··· Input

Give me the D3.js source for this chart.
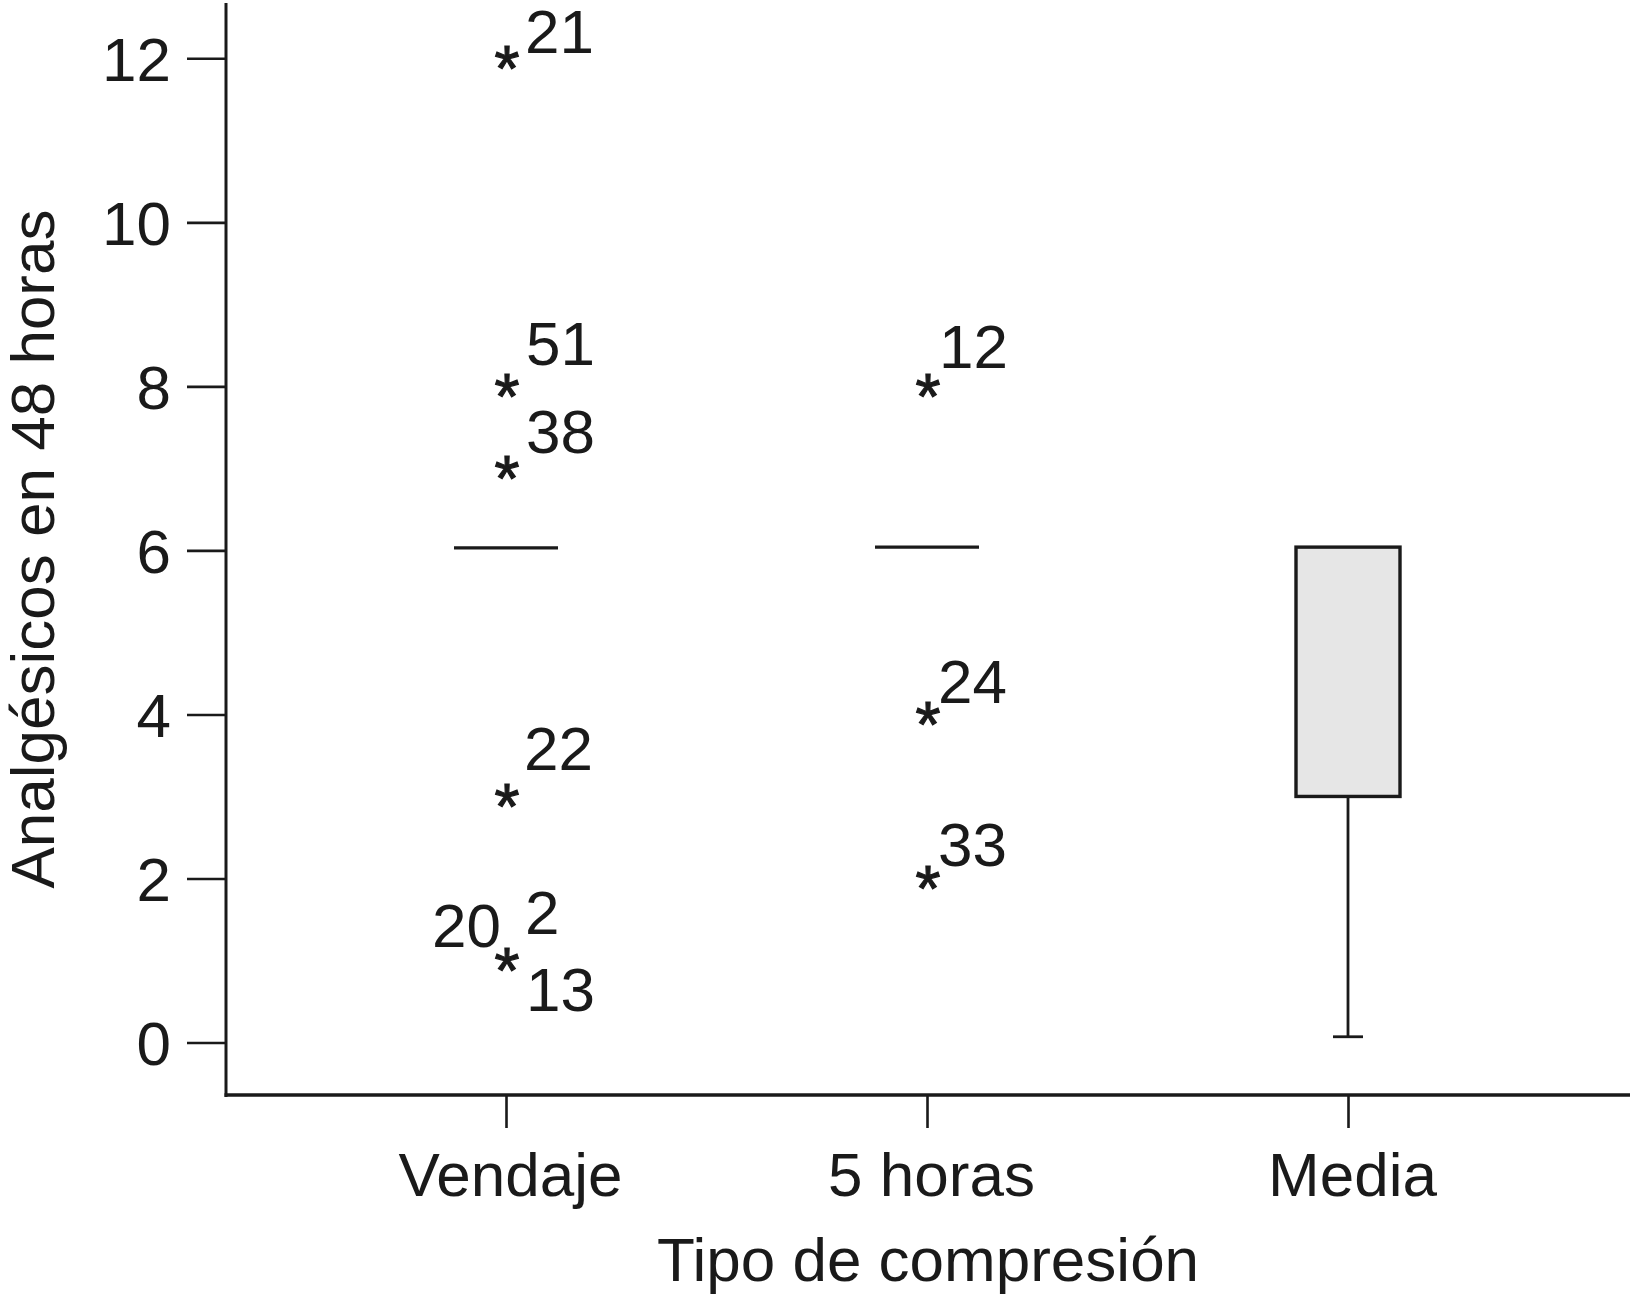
<!DOCTYPE html>
<html>
<head>
<meta charset="utf-8">
<script src="https://cdn.jsdelivr.net/npm/d3@7"></script>
<style>
  html, body { margin: 0; padding: 0; background: #fff; }
  svg { display: block; }
  text { font-family: "Liberation Sans", Arial, Helvetica, sans-serif; fill: #1a1a1a; }
</style>
</head>
<body>
<svg id="chart" width="1630" height="1302"></svg>
<script>
// ---------- data ----------
const categories = ["Vendaje", "5 horas", "Media"];
const yTicks = [0, 2, 4, 6, 8, 10, 12];

// degenerate boxes (median lines) for the first two groups
const medianValues = [6.03, 6.04];

// outliers (asterisks) and their case labels
const vendajeOutliers = [12, 8, 7, 3, 1];
const vendajeCases = [["21"], ["51"], ["38"], ["22"], ["2", "20", "13"]];
const horasOutliers = [8, 4, 2];
const horasCases = [["12"], ["24"], ["33"]];

// box for "Media"
const mediaQ1 = 3;
const mediaQ3 = 6.04;
const mediaWhiskerLow = 0.07;

const yTitle = "Analgésicos en 48 horas";
const xTitle = "Tipo de compresión";

// ---------- layout (pixel offsets of case labels, not data) ----------
const labelLayout = {
  "21": { dx: 19, dy: -5, anchor: "start" },
  "51": { dx: 20, dy: -21, anchor: "start" },
  "38": { dx: 20, dy: -15, anchor: "start" },
  "22": { dx: 18, dy: -26, anchor: "start" },
  "2":  { dx: 19, dy: -26, anchor: "start" },
  "20": { dx: -5, dy: -13, anchor: "end" },
  "13": { dx: 20, dy: 51, anchor: "start" },
  "12": { dx: 12, dy: -18, anchor: "start" },
  "24": { dx: 11, dy: -11, anchor: "start" },
  "33": { dx: 11, dy: -12, anchor: "start" }
};

const ink = "#1a1a1a";
const fontSize = 62;
const starSize = 64;
const svg = d3.select("#chart");

const x = d3.scalePoint().domain(categories).range([506, 1348]);
const y = d3.scaleLinear().domain([0, 12]).range([1042.5, 58.3]);

const axisX0 = 226, axisY0 = 1095;

// y axis ticks
const yAxis = d3.axisLeft(y).tickValues(yTicks).tickSize(39).tickPadding(16).tickFormat(d3.format("d"));
const gy = svg.append("g").attr("transform", `translate(${axisX0},0)`).call(yAxis);
gy.select(".domain").remove();
gy.selectAll(".tick line").attr("stroke", ink).attr("stroke-width", 2.6);
gy.selectAll(".tick text").attr("font-size", fontSize).attr("fill", ink).attr("dy", "0.36em");

// x axis ticks
const xAxis = d3.axisBottom(x).tickSize(33).tickPadding(24);
const gx = svg.append("g").attr("transform", `translate(0,${axisY0})`).call(xAxis);
gx.select(".domain").remove();
gx.selectAll(".tick line").attr("stroke", ink).attr("stroke-width", 2.6);
gx.selectAll(".tick text").attr("font-size", fontSize).attr("fill", ink).attr("dx", 4).attr("dy", "0.71em");

// axis lines
svg.append("line").attr("x1", axisX0).attr("x2", axisX0).attr("y1", 3).attr("y2", axisY0 + 2)
  .attr("stroke", ink).attr("stroke-width", 3);
svg.append("line").attr("x1", axisX0 - 1.5).attr("x2", 1630).attr("y1", axisY0).attr("y2", axisY0)
  .attr("stroke", ink).attr("stroke-width", 3.6);

const boxW = 104;

// median lines (degenerate boxes)
svg.selectAll("line.median").data(medianValues).enter().append("line")
  .attr("class", "median")
  .attr("x1", (d, i) => x(categories[i]) - boxW / 2)
  .attr("x2", (d, i) => x(categories[i]) + boxW / 2)
  .attr("y1", d => y(d)).attr("y2", d => y(d))
  .attr("stroke", ink).attr("stroke-width", 3.2);

// Media box + whisker
const mx = x("Media");
svg.append("line").attr("x1", mx).attr("x2", mx).attr("y1", y(mediaQ1)).attr("y2", y(mediaWhiskerLow))
  .attr("stroke", ink).attr("stroke-width", 2.8);
svg.append("line").attr("x1", mx - 15).attr("x2", mx + 15).attr("y1", y(mediaWhiskerLow)).attr("y2", y(mediaWhiskerLow))
  .attr("stroke", ink).attr("stroke-width", 2.8);
svg.append("rect")
  .attr("x", mx - boxW / 2).attr("width", boxW)
  .attr("y", y(mediaQ3)).attr("height", y(mediaQ1) - y(mediaQ3))
  .attr("fill", "#e6e6e6").attr("stroke", ink).attr("stroke-width", 3.4);

// outliers
const outlierGroups = [
  { cat: "Vendaje", values: vendajeOutliers, cases: vendajeCases },
  { cat: "5 horas", values: horasOutliers, cases: horasCases }
];
outlierGroups.forEach(g => {
  const cx = x(g.cat);
  g.values.forEach((v, i) => {
    svg.append("text")
      .attr("x", cx + 1).attr("y", y(v) + 2 + 0.48 * starSize)
      .attr("text-anchor", "middle").attr("font-size", starSize)
      .attr("stroke", ink).attr("stroke-width", 1.2)
      .text("*");
    g.cases[i].forEach(c => {
      const L = labelLayout[c];
      svg.append("text")
        .attr("x", cx + L.dx).attr("y", y(v) + L.dy)
        .attr("text-anchor", L.anchor).attr("font-size", fontSize)
        .text(c);
    });
  });
});

// titles
svg.append("text")
  .attr("x", (axisX0 + 1630) / 2).attr("y", 1281)
  .attr("text-anchor", "middle").attr("font-size", fontSize)
  .text(xTitle);
svg.append("text")
  .attr("transform", `translate(54, ${(3 + axisY0) / 2}) rotate(-90)`)
  .attr("text-anchor", "middle").attr("font-size", fontSize)
  .text(yTitle);
</script>
</body>
</html>
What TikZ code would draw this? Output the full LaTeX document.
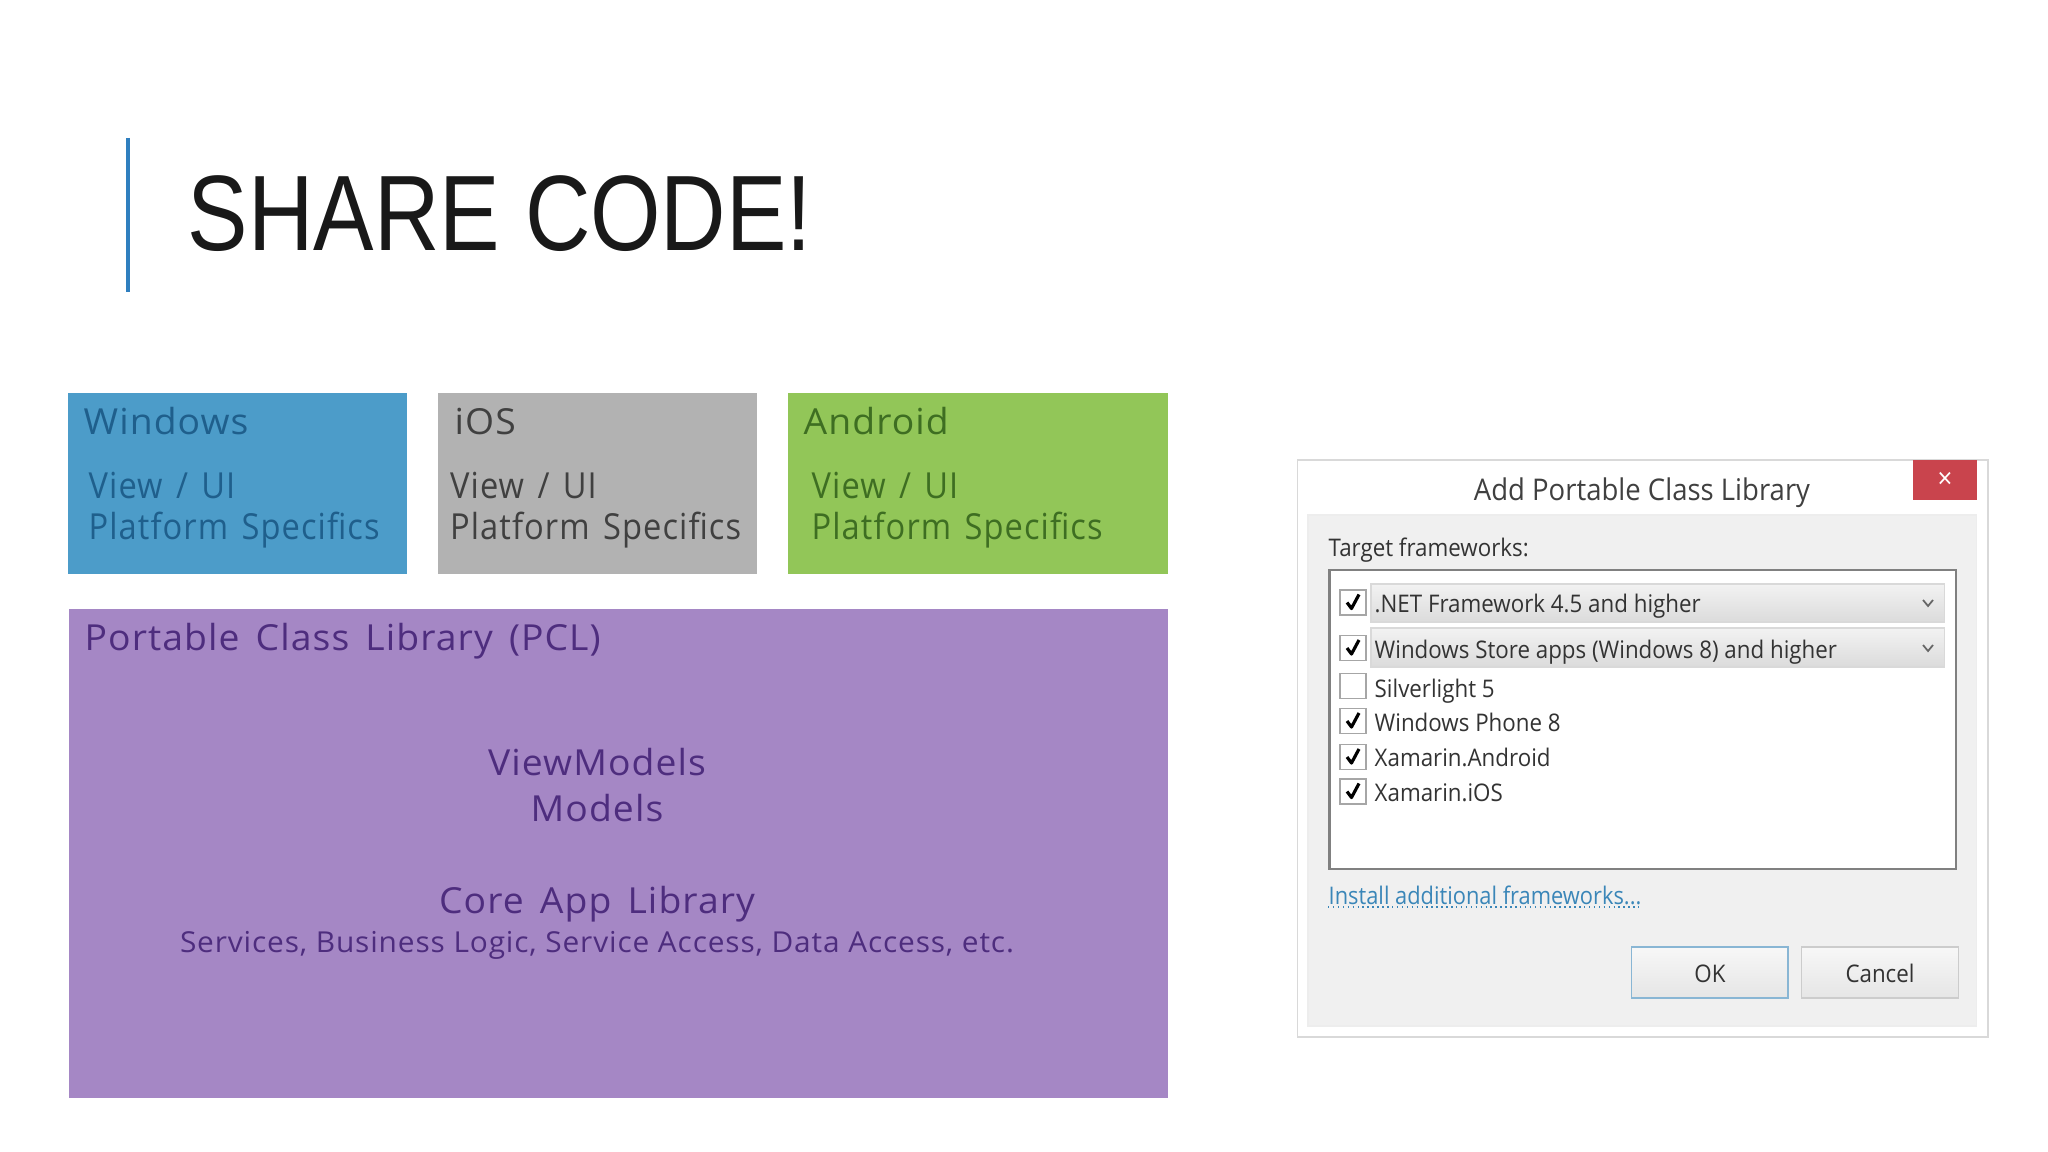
\documentclass[tikz,border=0pt]{standalone}
\usepackage{fontspec}
\setmainfont{Open Sans}
\newfontfamily\titlefont[FakeStretch=0.845]{Liberation Sans}
\newfontfamily\boxfont[LetterSpace=3,FakeStretch=1.04,WordSpace=1.5]{Open Sans}
\newfontfamily\servfont[LetterSpace=3,FakeStretch=1.035]{Open Sans}
\newfontfamily\specfont[LetterSpace=3,FakeStretch=0.91,WordSpace=1.4]{Open Sans}
\newfontfamily\dlgfont[FakeStretch=0.92]{Open Sans}
\newfontfamily\linkfont[FakeStretch=0.9]{Open Sans}
\definecolor{winblue}{HTML}{4C9CC9}
\definecolor{wintext}{HTML}{1F5F8C}
\definecolor{iosgray}{HTML}{B2B2B2}
\definecolor{iostext}{HTML}{404040}
\definecolor{andgreen}{HTML}{92C658}
\definecolor{andtext}{HTML}{3E6E22}
\definecolor{pclpurple}{HTML}{A587C5}
\definecolor{pcltext}{HTML}{4E2D7E}
\definecolor{barblue}{HTML}{2F7FBF}
\definecolor{closered}{HTML}{C9444D}
\definecolor{linkblue}{HTML}{3A86B8}
\tikzset{
  big/.style={anchor=base west,inner sep=0pt,font=\boxfont\fontsize{10.2}{12}\selectfont},
  spec/.style={anchor=base west,inner sep=0pt,font=\specfont\fontsize{10.2}{12}\selectfont},
  mid/.style={anchor=base,inner sep=0pt,font=\boxfont\fontsize{10.2}{12}\selectfont},
  dlg/.style={anchor=base west,inner sep=0pt,text=black!80,font=\dlgfont\fontsize{6.9}{8}\selectfont},
  chkbox/.style={draw=black!35,fill=white,line width=0.3pt},
  chkmark/.style={line width=0.9pt,line join=round},
  strip/.style={draw=black!15,top color=black!5,bottom color=black!14,line width=0.3pt},
  btn/.style={top color=black!3,bottom color=black!10,line width=0.4pt}
}
\begin{document}
\begin{tikzpicture}[x=0.01cm,y=-0.01cm]
\useasboundingbox (0,0) rectangle (2048,1152);
% title
\draw[barblue,line width=0.9pt] (128,138) -- (128,292);
\node[anchor=base west,inner sep=0pt,text=black!90,font=\titlefont\fontsize{30.5}{36}\selectfont] (title) at (187,251) {SHARE CODE!};
% platform boxes
\fill[winblue] (68,393) rectangle (407,574);
\fill[iosgray] (437.5,393) rectangle (757,574);
\fill[andgreen] (787.5,393) rectangle (1167.5,574);
\fill[pclpurple] (69,609) rectangle (1167.5,1098);
\node[big,text=wintext] (win) at (83,435) {Windows};
\node[spec,text=wintext] (winview) at (88,499) {View / UI};
\node[spec,text=wintext] (winspec) at (88,540) {Platform Specifics};
\node[big,text=iostext] (ios) at (454,435) {iOS};
\node[spec,text=iostext] (iosview) at (449.5,499) {View / UI};
\node[spec,text=iostext] (iosspec) at (449.5,540) {Platform Specifics};
\node[big,text=andtext] (and) at (803,435) {Android};
\node[spec,text=andtext] (andview) at (811,499) {View / UI};
\node[spec,text=andtext] (andspec) at (811,540) {Platform Specifics};
% pcl
\node[big,text=pcltext] (pcl) at (84,650) {Portable Class Library (PCL)};
\node[mid,text=pcltext] (vm) at (597,775) {ViewModels};
\node[mid,text=pcltext] (models) at (597,821) {Models};
\node[mid,text=pcltext] (core) at (597,913) {Core App Library};
\node[mid,text=pcltext,font=\servfont\fontsize{8.2}{10}\selectfont] (serv) at (597,952) {Services, Business Logic, Service Access, Data Access, etc.};
% dialog
\draw[black!15,fill=white,line width=0.4pt] (1297.5,460) rectangle (1988,1037);
\draw[black!7,fill=black!6,line width=0.4pt] (1308,515) rectangle (1976.5,1026);
\fill[closered] (1913,460) rectangle (1976.5,500);
\node[anchor=center,inner sep=0pt,text=white,font=\dlgfont\fontsize{8}{9}\selectfont] (close) at (1945,480) {×};
\node[anchor=base,inner sep=0pt,text=black!75,font=\dlgfont\fontsize{8.5}{10}\selectfont] (head) at (1642,501) {Add Portable Class Library};
\node[dlg] (target) at (1328,556.5) {Target frameworks:};
\draw[black!50,fill=white,line width=0.6pt] (1329.5,570) rectangle (1956,869);
\draw[strip] (1371,584) rectangle (1944.5,622);
\draw[strip] (1371,628) rectangle (1944.5,667);
\foreach \y in {603,648}
  \draw[black!60,line width=0.5pt] (1923,\y-3) -- (1928,\y+3) -- (1933,\y-3);
\foreach \i/\y in {1/602.5,2/648,3/686,4/721,5/757,6/791.5}
  \draw[chkbox] (1340,\y-12.5) rectangle (1366,\y+12.5);
\foreach \y in {602.5,648,721,757,791.5}
  \draw[chkmark] (1347,\y) -- (1351.5,\y+6) -- (1359,\y-8);
\node[dlg] (net) at (1374,612.5) {.NET Framework 4.5 and higher};
\node[dlg] (store) at (1374,658) {Windows Store apps (Windows 8) and higher};
\node[dlg] (silver) at (1374,697) {Silverlight 5};
\node[dlg] (phone) at (1374,731.5) {Windows Phone 8};
\node[dlg] (xand) at (1374,766.5) {Xamarin.Android};
\node[dlg] (xios) at (1374,801.5) {Xamarin.iOS};
\node[dlg,text=linkblue,font=\linkfont\fontsize{6.9}{8}\selectfont] (link) at (1328,904) {Install additional frameworks...};
\draw[linkblue,densely dotted,line width=0.4pt] (link.base west)++(0,3) -- ++(311,0);
\draw[btn,draw=linkblue!60] (1631.5,947) rectangle (1788,998);
\draw[btn,draw=black!20] (1801.5,947) rectangle (1958.5,998);
\node[dlg,anchor=base] (ok) at (1710,982) {OK};
\node[dlg,anchor=base] (cancel) at (1880,982) {Cancel};
\end{tikzpicture}
\end{document}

······

» **What you are asked to do**
Up to and including the line containing "const medianValues = [6.03, 6.04];", repeat every line from the start of the data, but none of the pictures.

» **Completed exercise**
Give me the D3.js source for this chart.
<!DOCTYPE html>
<html>
<head>
<meta charset="utf-8">
<script src="https://cdn.jsdelivr.net/npm/d3@7"></script>
<style>
  html, body { margin: 0; padding: 0; background: #fff; }
  svg { display: block; }
  text { font-family: "Liberation Sans", Arial, Helvetica, sans-serif; fill: #1a1a1a; }
</style>
</head>
<body>
<svg id="chart" width="1630" height="1302"></svg>
<script>
// ---------- data ----------
const categories = ["Vendaje", "5 horas", "Media"];
const yTicks = [0, 2, 4, 6, 8, 10, 12];

// degenerate boxes (median lines) for the first two groups
const medianValues = [6.03, 6.04];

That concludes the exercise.